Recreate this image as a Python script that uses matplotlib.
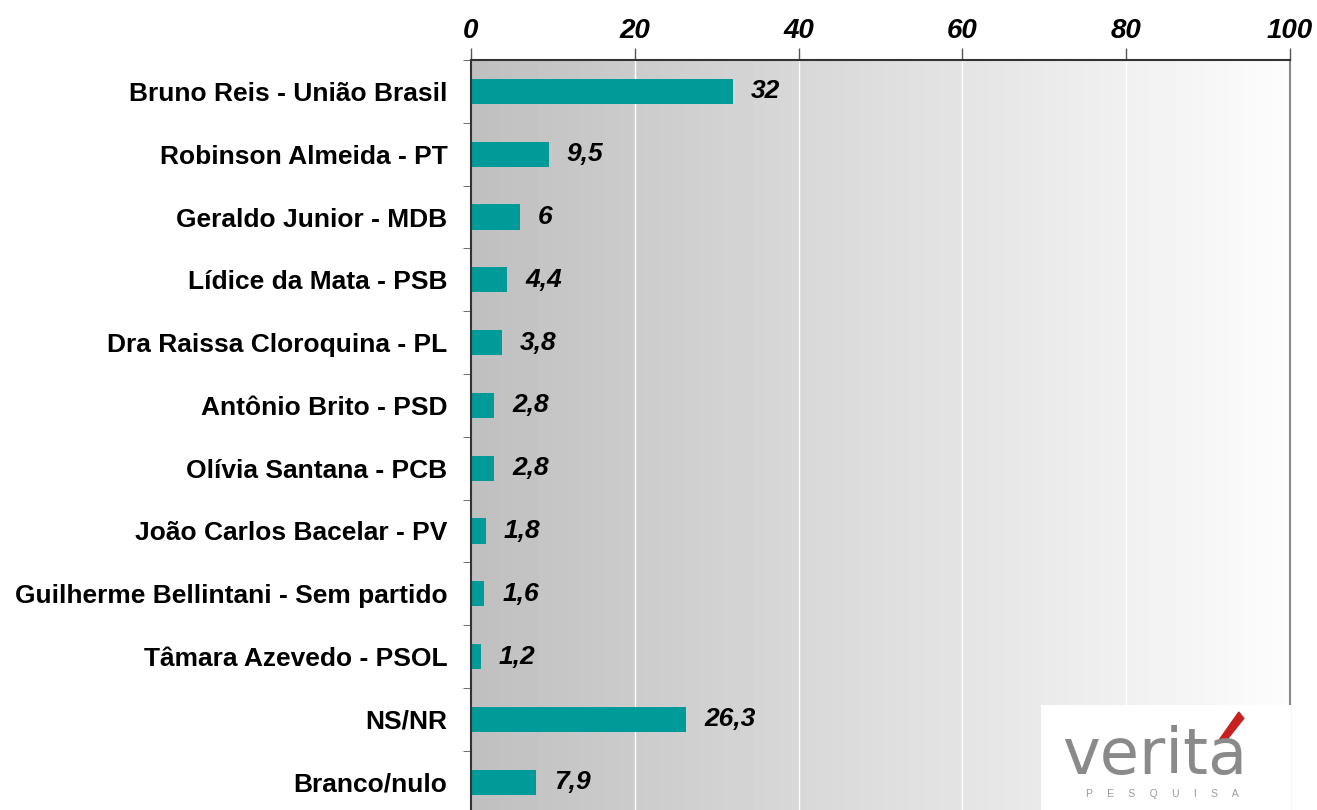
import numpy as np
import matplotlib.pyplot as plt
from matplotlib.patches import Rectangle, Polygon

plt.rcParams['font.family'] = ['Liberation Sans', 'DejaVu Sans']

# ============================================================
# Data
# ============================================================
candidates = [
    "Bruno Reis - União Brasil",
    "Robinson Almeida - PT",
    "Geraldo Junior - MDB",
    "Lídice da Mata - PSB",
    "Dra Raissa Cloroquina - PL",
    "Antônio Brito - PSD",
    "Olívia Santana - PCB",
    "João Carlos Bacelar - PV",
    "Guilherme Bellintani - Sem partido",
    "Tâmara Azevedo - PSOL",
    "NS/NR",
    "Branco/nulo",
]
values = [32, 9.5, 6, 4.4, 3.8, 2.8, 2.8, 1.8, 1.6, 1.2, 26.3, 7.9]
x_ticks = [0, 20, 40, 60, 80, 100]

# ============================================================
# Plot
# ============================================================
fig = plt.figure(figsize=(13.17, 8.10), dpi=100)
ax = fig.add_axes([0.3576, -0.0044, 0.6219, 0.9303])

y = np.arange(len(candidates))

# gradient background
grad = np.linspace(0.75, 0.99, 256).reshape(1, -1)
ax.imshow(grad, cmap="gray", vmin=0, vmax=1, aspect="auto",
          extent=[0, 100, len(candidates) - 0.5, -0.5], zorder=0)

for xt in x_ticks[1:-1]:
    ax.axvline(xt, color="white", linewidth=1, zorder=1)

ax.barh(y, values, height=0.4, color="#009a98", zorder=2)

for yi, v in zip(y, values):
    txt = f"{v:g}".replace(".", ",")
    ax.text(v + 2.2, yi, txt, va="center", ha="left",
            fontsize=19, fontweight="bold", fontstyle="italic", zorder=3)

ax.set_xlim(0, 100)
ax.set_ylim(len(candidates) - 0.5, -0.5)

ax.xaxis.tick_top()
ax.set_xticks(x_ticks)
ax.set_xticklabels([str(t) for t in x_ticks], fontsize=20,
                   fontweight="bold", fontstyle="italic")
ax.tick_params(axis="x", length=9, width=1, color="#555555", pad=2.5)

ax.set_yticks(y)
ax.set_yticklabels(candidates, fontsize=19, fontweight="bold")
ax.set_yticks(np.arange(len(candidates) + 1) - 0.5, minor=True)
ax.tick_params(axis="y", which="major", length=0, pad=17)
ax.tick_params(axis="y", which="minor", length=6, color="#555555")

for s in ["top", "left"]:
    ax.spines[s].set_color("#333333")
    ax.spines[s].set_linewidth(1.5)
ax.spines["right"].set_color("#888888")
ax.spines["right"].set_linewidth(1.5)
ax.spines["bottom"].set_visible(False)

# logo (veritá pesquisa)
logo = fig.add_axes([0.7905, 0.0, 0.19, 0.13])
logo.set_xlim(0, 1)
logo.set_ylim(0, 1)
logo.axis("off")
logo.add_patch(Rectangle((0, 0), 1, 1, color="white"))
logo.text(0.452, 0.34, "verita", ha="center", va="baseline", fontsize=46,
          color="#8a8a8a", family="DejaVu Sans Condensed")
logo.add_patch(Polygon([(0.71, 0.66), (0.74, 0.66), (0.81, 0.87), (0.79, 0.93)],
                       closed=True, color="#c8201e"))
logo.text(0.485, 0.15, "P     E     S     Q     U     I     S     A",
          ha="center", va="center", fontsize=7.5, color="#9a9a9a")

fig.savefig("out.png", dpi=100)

= = = = = = =

▶ _WORK INSTRUCTIONS_
Leave out the pictures and repeat the lines from the start of the material through the line with "x_ticks = [0, 20, 40, 60, 80, 100]", inclusive.

▶ _SOLUTION_
Recreate this image as a Python script that uses matplotlib.
import numpy as np
import matplotlib.pyplot as plt
from matplotlib.patches import Rectangle, Polygon

plt.rcParams['font.family'] = ['Liberation Sans', 'DejaVu Sans']

# ============================================================
# Data
# ============================================================
candidates = [
    "Bruno Reis - União Brasil",
    "Robinson Almeida - PT",
    "Geraldo Junior - MDB",
    "Lídice da Mata - PSB",
    "Dra Raissa Cloroquina - PL",
    "Antônio Brito - PSD",
    "Olívia Santana - PCB",
    "João Carlos Bacelar - PV",
    "Guilherme Bellintani - Sem partido",
    "Tâmara Azevedo - PSOL",
    "NS/NR",
    "Branco/nulo",
]
values = [32, 9.5, 6, 4.4, 3.8, 2.8, 2.8, 1.8, 1.6, 1.2, 26.3, 7.9]
x_ticks = [0, 20, 40, 60, 80, 100]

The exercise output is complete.